-- TASK DIRECTIONS --
From the first line of the listing below to the line with "rain_int = [17, 21]", print each line exactly, and nothing more. Leave out the pictures.

-- SUPPLIED INFORMATION --
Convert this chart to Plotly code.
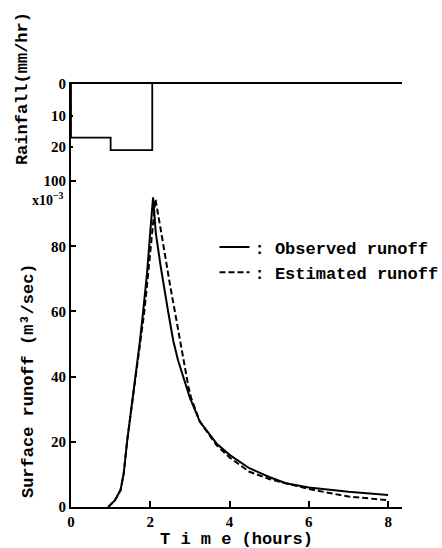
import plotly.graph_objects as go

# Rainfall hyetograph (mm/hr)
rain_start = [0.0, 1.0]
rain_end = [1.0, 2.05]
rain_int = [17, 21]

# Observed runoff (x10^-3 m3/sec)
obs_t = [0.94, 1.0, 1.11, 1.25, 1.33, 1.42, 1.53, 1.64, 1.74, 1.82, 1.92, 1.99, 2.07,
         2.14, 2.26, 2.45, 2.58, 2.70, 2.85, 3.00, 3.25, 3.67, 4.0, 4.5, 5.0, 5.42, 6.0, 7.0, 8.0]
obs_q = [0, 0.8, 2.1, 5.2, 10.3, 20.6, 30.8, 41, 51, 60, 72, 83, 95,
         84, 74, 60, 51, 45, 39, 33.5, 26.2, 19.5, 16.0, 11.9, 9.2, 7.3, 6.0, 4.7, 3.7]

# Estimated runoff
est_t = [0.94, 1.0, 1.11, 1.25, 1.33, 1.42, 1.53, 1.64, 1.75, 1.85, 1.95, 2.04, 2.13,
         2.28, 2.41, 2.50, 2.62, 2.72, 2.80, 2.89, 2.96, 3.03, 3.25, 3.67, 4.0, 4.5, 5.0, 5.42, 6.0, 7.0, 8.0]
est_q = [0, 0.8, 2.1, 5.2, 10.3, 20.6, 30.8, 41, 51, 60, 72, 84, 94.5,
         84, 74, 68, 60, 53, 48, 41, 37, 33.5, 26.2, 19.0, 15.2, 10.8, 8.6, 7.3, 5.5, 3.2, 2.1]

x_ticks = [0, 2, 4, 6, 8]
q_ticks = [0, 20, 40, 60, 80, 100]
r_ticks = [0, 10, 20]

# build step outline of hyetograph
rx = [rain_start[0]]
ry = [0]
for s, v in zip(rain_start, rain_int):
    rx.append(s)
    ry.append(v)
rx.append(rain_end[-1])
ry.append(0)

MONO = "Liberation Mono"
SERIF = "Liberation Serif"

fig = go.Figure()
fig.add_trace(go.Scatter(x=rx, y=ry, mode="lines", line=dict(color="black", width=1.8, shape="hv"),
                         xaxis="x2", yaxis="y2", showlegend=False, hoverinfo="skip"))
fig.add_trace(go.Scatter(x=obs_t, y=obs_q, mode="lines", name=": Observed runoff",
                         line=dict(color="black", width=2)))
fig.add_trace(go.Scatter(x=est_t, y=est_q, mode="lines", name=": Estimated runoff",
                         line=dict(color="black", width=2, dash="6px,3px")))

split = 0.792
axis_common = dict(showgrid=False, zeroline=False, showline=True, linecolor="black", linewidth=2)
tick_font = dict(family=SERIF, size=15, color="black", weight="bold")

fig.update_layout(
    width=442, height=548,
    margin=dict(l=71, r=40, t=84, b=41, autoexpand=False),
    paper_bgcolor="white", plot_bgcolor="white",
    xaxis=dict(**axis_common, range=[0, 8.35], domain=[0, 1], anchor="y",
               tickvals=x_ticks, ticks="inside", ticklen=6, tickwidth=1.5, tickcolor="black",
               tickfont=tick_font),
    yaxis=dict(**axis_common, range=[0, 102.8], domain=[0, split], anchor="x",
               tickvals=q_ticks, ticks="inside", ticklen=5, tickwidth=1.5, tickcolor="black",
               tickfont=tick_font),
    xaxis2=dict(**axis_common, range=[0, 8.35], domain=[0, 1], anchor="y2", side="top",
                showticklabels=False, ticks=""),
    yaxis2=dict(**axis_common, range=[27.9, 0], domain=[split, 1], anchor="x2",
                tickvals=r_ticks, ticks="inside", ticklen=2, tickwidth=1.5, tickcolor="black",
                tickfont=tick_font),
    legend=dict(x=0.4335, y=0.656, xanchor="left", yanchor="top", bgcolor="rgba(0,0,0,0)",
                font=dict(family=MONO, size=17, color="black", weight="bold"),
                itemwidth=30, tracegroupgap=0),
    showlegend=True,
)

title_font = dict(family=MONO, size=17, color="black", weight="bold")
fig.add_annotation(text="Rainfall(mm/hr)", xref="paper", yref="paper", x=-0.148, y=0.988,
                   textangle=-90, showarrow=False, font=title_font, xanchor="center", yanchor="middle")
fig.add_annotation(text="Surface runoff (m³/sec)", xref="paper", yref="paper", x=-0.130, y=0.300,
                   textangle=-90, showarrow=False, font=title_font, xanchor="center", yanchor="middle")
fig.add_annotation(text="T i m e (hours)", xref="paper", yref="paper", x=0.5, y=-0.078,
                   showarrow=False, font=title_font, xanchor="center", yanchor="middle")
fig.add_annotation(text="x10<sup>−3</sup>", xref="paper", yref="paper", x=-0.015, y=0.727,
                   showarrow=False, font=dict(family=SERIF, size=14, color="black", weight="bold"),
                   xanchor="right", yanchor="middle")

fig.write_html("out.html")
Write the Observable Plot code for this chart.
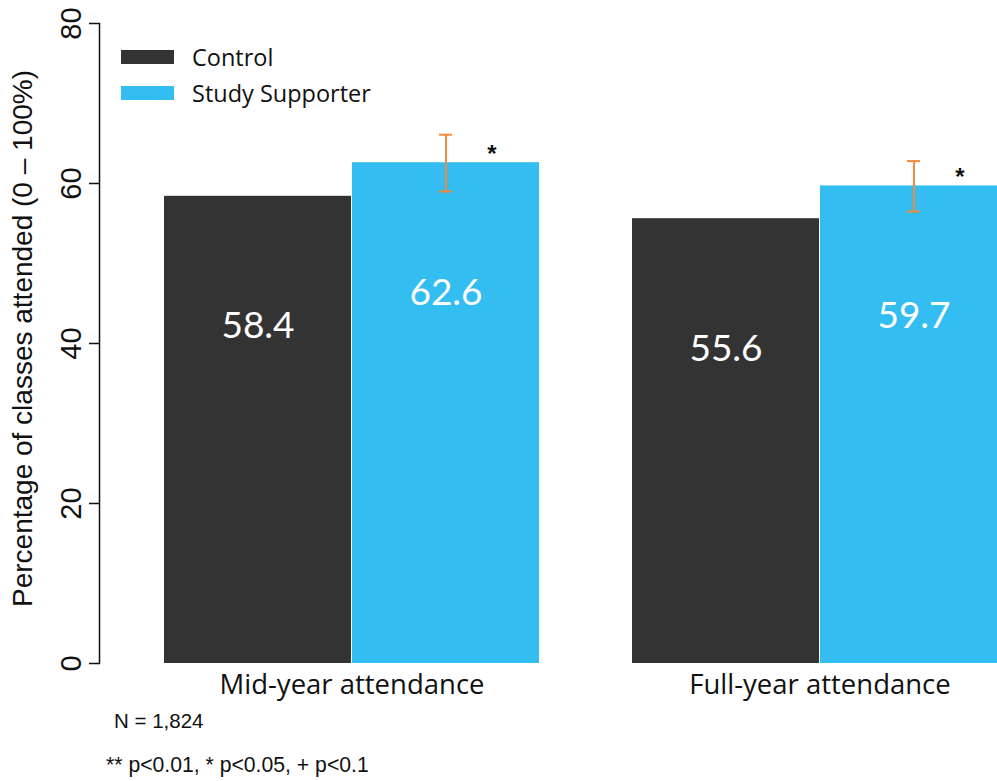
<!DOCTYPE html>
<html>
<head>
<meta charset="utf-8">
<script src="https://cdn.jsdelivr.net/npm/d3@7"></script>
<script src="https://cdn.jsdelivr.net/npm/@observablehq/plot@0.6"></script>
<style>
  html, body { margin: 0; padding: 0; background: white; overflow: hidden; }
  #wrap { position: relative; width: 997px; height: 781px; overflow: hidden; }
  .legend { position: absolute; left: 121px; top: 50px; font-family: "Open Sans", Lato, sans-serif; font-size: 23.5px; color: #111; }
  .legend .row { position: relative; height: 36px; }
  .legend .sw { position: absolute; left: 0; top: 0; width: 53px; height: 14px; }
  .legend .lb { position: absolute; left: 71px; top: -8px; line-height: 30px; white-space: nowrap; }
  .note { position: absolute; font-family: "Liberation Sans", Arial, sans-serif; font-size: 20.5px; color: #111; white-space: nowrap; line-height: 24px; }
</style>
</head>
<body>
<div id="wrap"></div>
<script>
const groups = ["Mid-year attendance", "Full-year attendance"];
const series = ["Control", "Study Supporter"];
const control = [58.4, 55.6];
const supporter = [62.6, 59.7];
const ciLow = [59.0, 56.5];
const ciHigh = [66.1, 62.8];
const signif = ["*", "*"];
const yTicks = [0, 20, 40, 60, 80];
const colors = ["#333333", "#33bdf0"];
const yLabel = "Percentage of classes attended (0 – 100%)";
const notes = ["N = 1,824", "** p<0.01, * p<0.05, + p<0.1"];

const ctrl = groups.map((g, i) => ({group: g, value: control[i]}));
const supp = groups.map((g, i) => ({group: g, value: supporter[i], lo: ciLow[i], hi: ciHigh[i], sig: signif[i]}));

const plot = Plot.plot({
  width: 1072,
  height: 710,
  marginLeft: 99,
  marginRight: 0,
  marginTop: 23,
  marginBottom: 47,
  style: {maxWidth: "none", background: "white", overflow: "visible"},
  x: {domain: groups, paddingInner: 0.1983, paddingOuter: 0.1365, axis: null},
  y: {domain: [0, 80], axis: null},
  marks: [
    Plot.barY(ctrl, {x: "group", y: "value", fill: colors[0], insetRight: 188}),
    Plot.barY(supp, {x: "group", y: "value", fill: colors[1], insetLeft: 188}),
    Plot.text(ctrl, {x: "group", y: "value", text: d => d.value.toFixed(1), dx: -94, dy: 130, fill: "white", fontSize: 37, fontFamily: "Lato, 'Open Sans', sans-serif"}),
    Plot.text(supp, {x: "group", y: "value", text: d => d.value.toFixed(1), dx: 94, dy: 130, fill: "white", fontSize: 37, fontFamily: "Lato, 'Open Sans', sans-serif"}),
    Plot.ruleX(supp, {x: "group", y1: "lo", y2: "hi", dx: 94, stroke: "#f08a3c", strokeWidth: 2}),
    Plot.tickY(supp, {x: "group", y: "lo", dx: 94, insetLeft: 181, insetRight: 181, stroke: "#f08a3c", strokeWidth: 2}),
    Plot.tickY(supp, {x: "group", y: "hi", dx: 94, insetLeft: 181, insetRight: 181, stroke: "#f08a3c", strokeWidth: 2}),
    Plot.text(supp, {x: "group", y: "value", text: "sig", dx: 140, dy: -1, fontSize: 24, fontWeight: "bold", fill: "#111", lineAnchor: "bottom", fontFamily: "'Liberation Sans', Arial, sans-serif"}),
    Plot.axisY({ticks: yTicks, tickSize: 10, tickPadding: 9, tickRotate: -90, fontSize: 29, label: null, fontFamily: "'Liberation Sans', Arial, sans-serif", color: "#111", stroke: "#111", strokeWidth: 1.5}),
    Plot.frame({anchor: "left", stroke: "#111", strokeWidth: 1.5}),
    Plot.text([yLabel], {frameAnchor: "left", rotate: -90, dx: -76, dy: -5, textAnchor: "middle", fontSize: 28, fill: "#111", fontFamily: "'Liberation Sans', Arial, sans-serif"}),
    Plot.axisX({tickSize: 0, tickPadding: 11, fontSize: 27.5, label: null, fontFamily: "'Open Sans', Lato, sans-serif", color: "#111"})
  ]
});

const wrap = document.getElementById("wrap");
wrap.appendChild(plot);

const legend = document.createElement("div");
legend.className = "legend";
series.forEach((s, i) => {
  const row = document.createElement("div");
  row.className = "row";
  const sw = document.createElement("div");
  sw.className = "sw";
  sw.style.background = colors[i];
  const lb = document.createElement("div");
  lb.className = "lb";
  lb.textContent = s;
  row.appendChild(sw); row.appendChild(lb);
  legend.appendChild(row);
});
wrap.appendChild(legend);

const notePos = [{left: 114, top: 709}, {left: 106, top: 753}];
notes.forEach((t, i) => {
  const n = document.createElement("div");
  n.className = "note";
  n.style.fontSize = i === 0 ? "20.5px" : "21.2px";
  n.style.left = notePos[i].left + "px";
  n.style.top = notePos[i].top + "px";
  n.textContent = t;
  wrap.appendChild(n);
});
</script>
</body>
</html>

-- RESPONSE TO THIS TASK --
Convert this chart to Plotly code.
import plotly.graph_objects as go

# Rainfall hyetograph (mm/hr)
rain_start = [0.0, 1.0]
rain_end = [1.0, 2.05]
rain_int = [17, 21]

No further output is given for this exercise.